The alarm reaction is metabolically expensive in ways that matter. The surge of cortisol and adrenaline draws on glycogen reserves, redirects blood flow from digestive and reproductive systems toward muscles and brain, and suppresses immune function. These costs are manageable when the reaction is brief. They become damaging when the reaction is sustained or repeatedly triggered before full recovery.
Selye identified the alarm reaction as taxonomically prior to the fight-or-flight response Walter Cannon had earlier described. Fight and flight are both resolutions of the alarm — two branches of the sympathetic response that the organism's assessment of controllability determines. The alarm itself is the state of acute readiness that precedes either resolution.
The piling-up pattern Selye documented — repeated alarm reactions in rapid succession before adaptation to the previous alarm is complete — is the most efficient route to exhaustion his experiments revealed. The technology community in 2025 and 2026 experienced precisely this pattern as each model release triggered a fresh alarm before the previous adaptation was consolidated.
Toffler's future shock describes the psychological correlate of sustained alarm at civilizational scale. What Toffler named as disorientation, Selye's framework identifies as the hormonal state of an organism whose alarm system has been continuously triggered by an environment changing faster than adaptation can consolidate.
Selye first described the alarm reaction in his 1936 Nature letter, documenting the triphasic pattern across diverse stressors. He formalized its physiology through three decades of subsequent research at the Université de Montréal, establishing the HPA axis cascade as the neuroendocrine mechanism.
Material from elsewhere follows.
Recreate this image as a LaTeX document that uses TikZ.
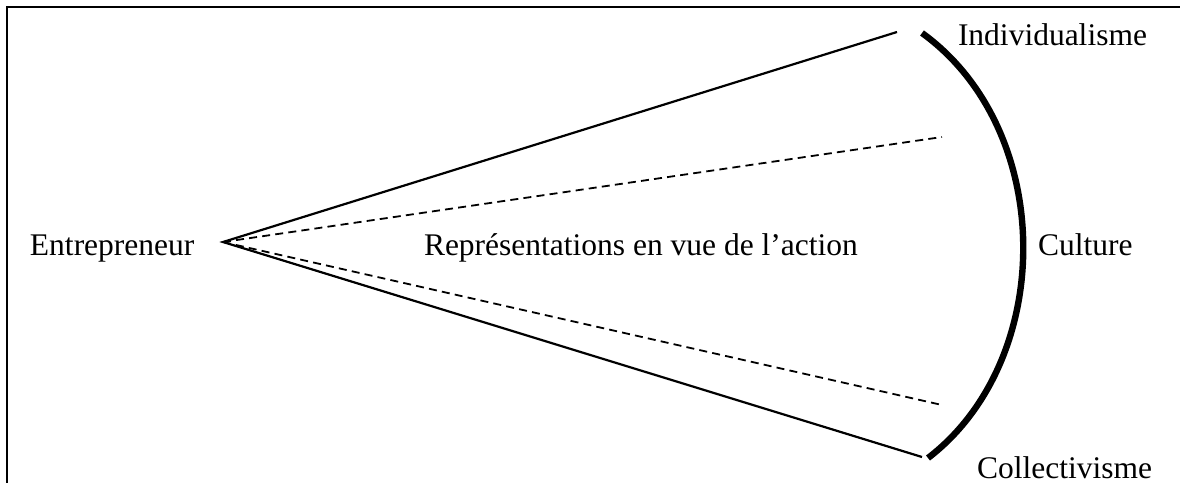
\documentclass[tikz,border=0pt]{standalone}
\usepackage{fontspec}
\setmainfont{Liberation Serif}
\usetikzlibrary{positioning}

\begin{document}
\begin{tikzpicture}[x=0.5pt, y=-0.5pt, line width=1pt,
      every node/.append style={inner sep=0pt, font=\fontsize{15.75}{19}\selectfont},
      trait/.style={line width=1.1pt},
      pointille/.style={line width=0.9pt, dash pattern=on 4pt off 2.6pt},
      arc/.style={line width=3.2pt}]
      \useasboundingbox (0,0) rectangle (1180,483);
      % cadre
      \draw[line width=1.1pt] (1180,7) -- (7,7) -- (7,483);
      % textes
      \node (entrepreneur) [anchor=base west] at (29,255) {Entrepreneur};
      \node (rep) [anchor=base west] at (423,255) {Représentations en vue de l’action};
      \node (culture) [anchor=base west] at (1037,255) {Culture};
      \node (individualisme) [anchor=base west] at (957,45) {Individualisme};
      \node (collectivisme) [anchor=base west] at (976,478) {Collectivisme};
      % sommet et extremites
      \coordinate (apex) at (223,242);
      \coordinate (hautplein) at (897,32);
      \coordinate (hautpointille) at (942,137);
      \coordinate (baspointille) at (942,405);
      \coordinate (basplein) at (922,457);
      \coordinate (archaut) at (922,33);
      \coordinate (arcbas) at (928,458);
      \draw[trait] (hautplein) -- (apex) -- (basplein);
      \draw[pointille] (apex) -- (hautpointille);
      \draw[pointille] (apex) -- (baspointille);
      \draw[arc] (archaut) .. controls (1056,130) and (1056,360) .. (arcbas);
\end{tikzpicture}
\end{document}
Acute mobilization. The alarm activates every system simultaneously — cardiovascular, metabolic, cognitive, immune-suppressive — in a single coordinated response.
Binary resolution. The alarm resolves into either engagement (leading to resistance phase adaptation) or withdrawal (leaving the stressor unresolved and the alarm chronically low-grade).
Novelty-dependence. The alarm re-fires each time the organism encounters fresh novelty — habituation requires stable conditions that rapidly changing environments do not provide.
Approach-avoidance oscillation. When threat-detection and reward-seeking systems are simultaneously activated by the same stimulus, the organism displays the oscillating behavior Segal describes as vertigo.
Controllable versus uncontrollable framing. The same alarm intensity produces qualitatively different physiological outcomes depending on whether the organism perceives the stressor as controllable — a finding with direct implications for the engage-or-retreat decision.